23 Port in ErrDisable state

The set of end stations connected via this port are disconnected from the network until the port is enabled (either automatically or by user control). A variety of configuration options allow switch ports to be disabled when certain conditions occur, such as receiving BPDUs or DHCP responses (see 20, 22). Some vendors will disable a port if it experiences too many errors. Automatically identifying these ports can avoid a trouble call from a user or server administrator who is having connectivity problems as a result of a port being disabled.

24 Unbalanced & unused ether-channels

Number 24Increased latency & jitter affecting sensitive applications like VoIP; Compromised redundancy. Packet distribution across an ether-channel may be unbalanced if a non-optimum packet distribution algorithm is selected. By changing the algorithm, the ether-channel packet distribution is more balanced and overall throughput increases. An unbalanced ether-channel will be more easily congested, resulting in application performance that’s less than expected.

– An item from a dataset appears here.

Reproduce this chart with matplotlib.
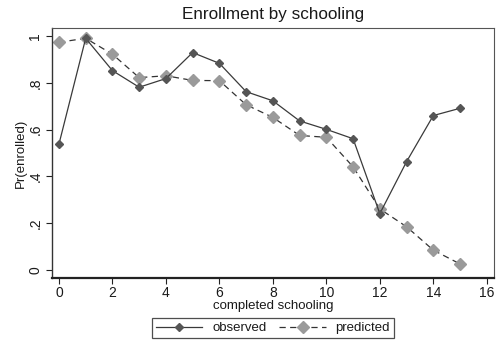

25 HSRP or VRRP peer not found

Redundancy configured and not operating correctly; Outage when a second failure occurs. A connectivity or application outage may have not yet occurred, because one device in the redundant pair is still running. But the backup device is not known. The cause may be a broken link between devices, the redundant device has not yet been installed, or the redundant device, or its interface, has failed.

When the second failure in the redundant configuration occurs, a network outage occurs, impacting applications. Knowing that a redundant configuration is not operational allows it to be corrected before important applications are affected.

Identifying and correcting these problems will allow your network to better service your business’ network requirements.